Origin: Sears as the post-war Amazon
All but extinct today, the Sears’ mail order catalog was the Amazon storefront of the early 20th century. With circulation reaching 66 million, the catalog offered rural consumers an opportunity to purchase quality products at low prices. For those that were skeptical of its quality, Sears offered a money back guarantee. Outside of the obvious similarities, many of Amazon’s famous tactics were found 80 years ago.
Like Amazon, Sears benefited from subsidized shipping courtesy of the US taxpayer. Before the introduction of Parcel Post in 1913, bulky items were shipped through private carriers — resulting in high shipping costs. After the law went into effect, Sears could now connect to consumers across America — for cheap. By 1918 Sears doubled its revenues. Today, an argument can be made that the US Postal Service provides a $1.49 subsidy for every package Amazon ships.
Sears introduced free shipping…in 1929.
Today’s Amazon’s free shipping is considered a game changer within retail. Legacy manufacturers and retailers struggle to transition their operations to fulfill online orders cheaply. It turns out; Sears beat them to it. Facing competition from Montgomery Ward, Sears offered free shipping on any order. This was until the Great Depression reduced volume and the company quietly ended the offer.
Sears had two-day delivery…in 1934.
In 1934, Sears launched telephone ordering, and two-day delivery in select cities. It sounds strikingly familiar.
Reinvention: Sears’ move to the storefront.
Like Amazon is attempting today, Sears transitioned to brick and mortar retail. Combined with its mail order business, it conquered America. Sears utilized government data to predict and capitalize on America’s post-war population boom. I won’t recap it, but you can read more about that transition here.
Fall: Unable to reinvent the Consumer
The core customer of Sears was the American middle class, and it rose to dominance with its emergence. Sears aggressively expanded around the suburban boom and offered an opportunity to purchase the American dream. But what happens when every neighborhood that needs a Sears has one? What happens when the American middle class stops rising? How does a company grow? That was the central issue facing Sears at the end of the 1970s. The post-war prosperity boom slowed, and Sears’ core consumer slipped from the middle-class to the working-class. With tightening budgets, discounters like K-Mart made more sense for most Americans. Consumers who entered the upper middle class migrated towards upscale retailers. Sears found itself as a company that had a footprint to offer everything but wasn’t sure who it wanted to target.

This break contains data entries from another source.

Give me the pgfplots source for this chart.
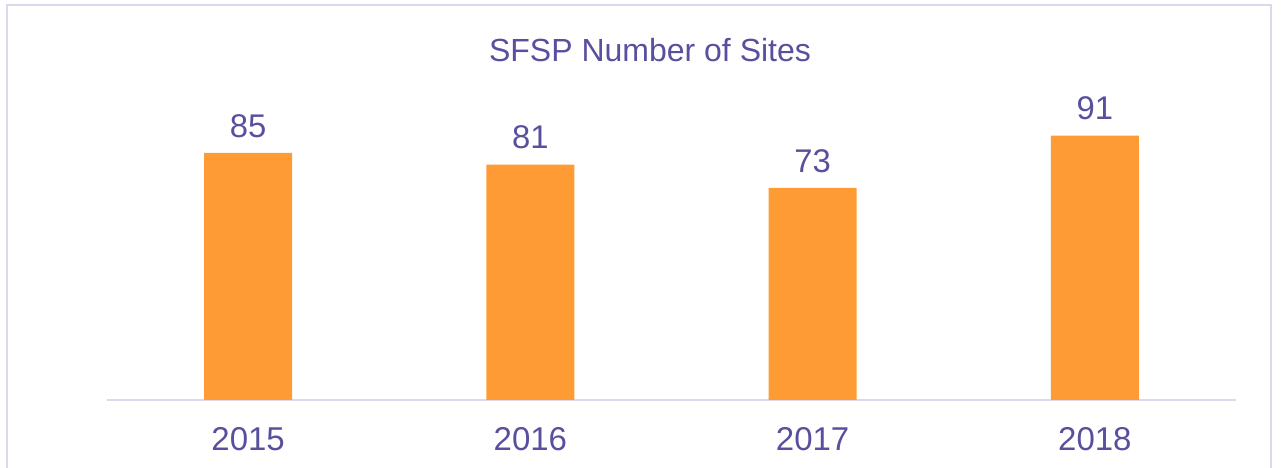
\documentclass[border=0pt]{standalone}
\usepackage{pgfplots}
\pgfplotsset{compat=1.18}
\usepackage{fontspec}
\setmainfont{Liberation Sans}
\definecolor{txt}{RGB}{88,80,158}
\definecolor{barc}{RGB}{255,155,53}
\definecolor{linec}{RGB}{217,216,236}
\begin{document}
\begin{tikzpicture}
\path[use as bounding box] (0pt,0pt) rectangle (641pt,233.5pt);
\begin{scope}
\clip (0pt,0pt) rectangle (641pt,233.5pt);
\draw[linec, line width=1pt] (3.5pt,-10pt) -- (3.5pt,231pt) -- (635.5pt,231pt) -- (635.5pt,-10pt);
\end{scope}
\node[text=txt, font=\fontsize{16}{18}\selectfont] at (325pt,208.5pt) {SFSP Number of Sites};
\begin{axis}[
  at={(53.5pt,33.5pt)}, anchor=south west,
  scale only axis, width=564.5pt, height=145.3pt,
  xmin=-0.5, xmax=3.5, ymin=0, ymax=100,
  axis x line=bottom, axis y line=none,
  x axis line style={linec, line width=1pt, -},
  xtick=data, xticklabels={2015,2016,2017,2018},
  major tick length=0pt,
  ytick=\empty,
  ticklabel style={text=txt, font=\fontsize{16.5}{18}\selectfont},
  xticklabel style={yshift=-10pt},
  /pgf/number format/assume math mode=true,
  ybar, bar width=0.312,
  nodes near coords,
  every node near coord/.style={text=txt, font=\fontsize{16.4}{18}\selectfont, anchor=south, inner sep=0pt, yshift=7.5pt},
  clip=false,
]
\addplot[fill=barc, draw=none] coordinates {(0,85) (1,81) (2,73) (3,91)};
\end{axis}
\end{tikzpicture}
\end{document}
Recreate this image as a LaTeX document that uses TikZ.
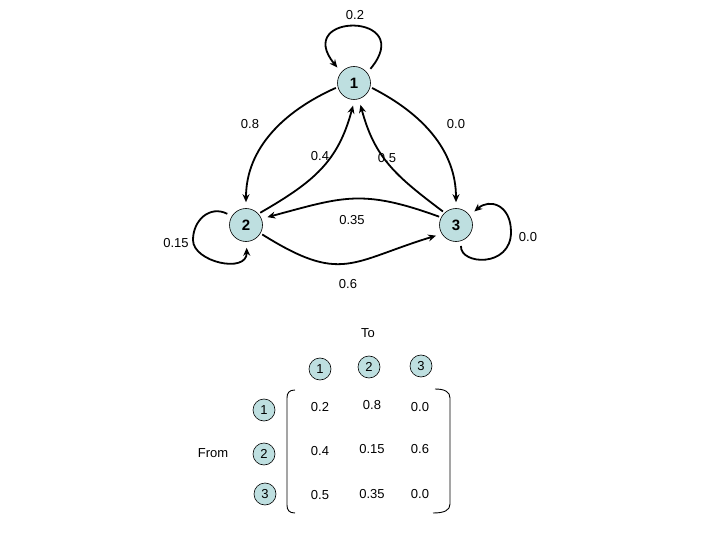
\documentclass[tikz,border=0pt]{standalone}
\usepackage{fontspec}
\setmainfont{Liberation Sans}
\usetikzlibrary{arrows.meta}
\definecolor{nodefill}{RGB}{190,223,224}
\tikzset{
  bignode/.style={circle, draw=black, line width=0.6pt, fill=nodefill, minimum size=33pt, inner sep=0pt, font=\fontsize{15}{17}\selectfont\bfseries},
  smallnode/.style={circle, draw=black, line width=0.6pt, fill=nodefill, minimum size=22pt, inner sep=0pt, font=\fontsize{13}{15}\selectfont},
  lbl/.style={font=\fontsize{13}{15}\selectfont, inner sep=0pt},
  edge/.style={line width=1.8pt, -{Stealth[length=8pt,width=7pt]}, shorten >=6pt, shorten <=2pt},
  bracket/.style={line width=0.9pt}
}
\begin{document}
\begin{tikzpicture}[x=1pt,y=1pt]
\useasboundingbox (0,0) rectangle (720,-540);
% main graph nodes
\node[bignode] (n1) at (354,-83) {1};
\node[bignode] (n2) at (246,-225) {2};
\node[bignode] (n3) at (456,-225) {3};
% edges
\draw[edge] (n1.194) to[out=204, in=90] (n2.90);
\draw[edge] (n1.-14) to[out=-27, in=90] (n3.90);
\draw[edge] (n2.42) to[out=30, in=-105, looseness=1.1] (n1.-88);
\draw[edge] (n3.133) to[out=143, in=-75, looseness=1.1] (n1.-73);
\draw[edge] (n3.153) to[out=160, in=15, looseness=1.2] (n2.22);
\draw[edge] (n2.-30) to[out=-32, in=197, looseness=1.35] (n3.212);
% self loops
\draw[edge, shorten <=5pt] (n1.38) .. controls (418,-12) and (292,-12) .. (n1.140);
\draw[edge, shorten <=5pt] (n2.148) .. controls (210,-205) and (193,-220) .. (193,-240)
   .. controls (193,-262) and (247,-274) .. (n2.-88);
\draw[edge, shorten <=5pt] (n3.-72) .. controls (460,-265) and (511,-268) .. (511,-232)
   .. controls (511,-205) and (490,-198) .. (n3.35);
% edge labels
\node[lbl] (l12) at (250,-124) {0.8};
\node[lbl] (l13) at (456,-124) {0.0};
\node[lbl] (l11) at (355,-15) {0.2};
\node[lbl] (l21) at (320,-156) {0.4};
\node[lbl] (l31) at (387,-158) {0.5};
\node[lbl] (l32) at (352,-220) {0.35};
\node[lbl] (l22) at (176,-243) {0.15};
\node[lbl] (l33) at (528,-237) {0.0};
\node[lbl] (l23) at (348,-284) {0.6};
% matrix
\node[lbl] (to) at (368,-333) {To};
\node[lbl] (from) at (213,-453) {From};
\node[smallnode] (c1) at (320,-369) {1};
\node[smallnode] (c2) at (369,-367) {2};
\node[smallnode] (c3) at (421,-366) {3};
\node[smallnode] (r1) at (264,-410) {1};
\node[smallnode] (r2) at (264,-454) {2};
\node[smallnode] (r3) at (265,-494) {3};
\node[lbl] (m11) at (320,-407) {0.2};
\node[lbl] (m12) at (372,-405) {0.8};
\node[lbl] (m13) at (420,-407) {0.0};
\node[lbl] (m21) at (320,-451) {0.4};
\node[lbl] (m22) at (372,-449) {0.15};
\node[lbl] (m23) at (420,-449) {0.6};
\node[lbl] (m31) at (320,-495) {0.5};
\node[lbl] (m32) at (372,-494) {0.35};
\node[lbl] (m33) at (420,-494) {0.0};
% brackets
\draw[bracket] (295,-390) .. controls (289,-390) and (287,-393) .. (287,-398) -- (287,-505)
   .. controls (287,-510) and (289,-513) .. (295,-513);
\draw[bracket] (435,-389) .. controls (445,-389) and (450,-392) .. (450,-398) -- (450,-504)
   .. controls (450,-510) and (445,-513) .. (433,-513);
\end{tikzpicture}
\end{document}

The book ends without a solution — partly because Sears never developed a solution. It spent the 1980s and 1990s generating growth by entering adjacencies like financial services — instead of reinventing its retail business. It famously revolutionized retail through census data but missed retails’ IT revolution. It had famously strong hardware and automotive brands, but wanted to be everything to everyone. It ended up without a customer.
Today, Sears is as a casualty of modern disruption. Sears, Roebuck, U.S.A. reminds us that it was once the harbinger of disruption.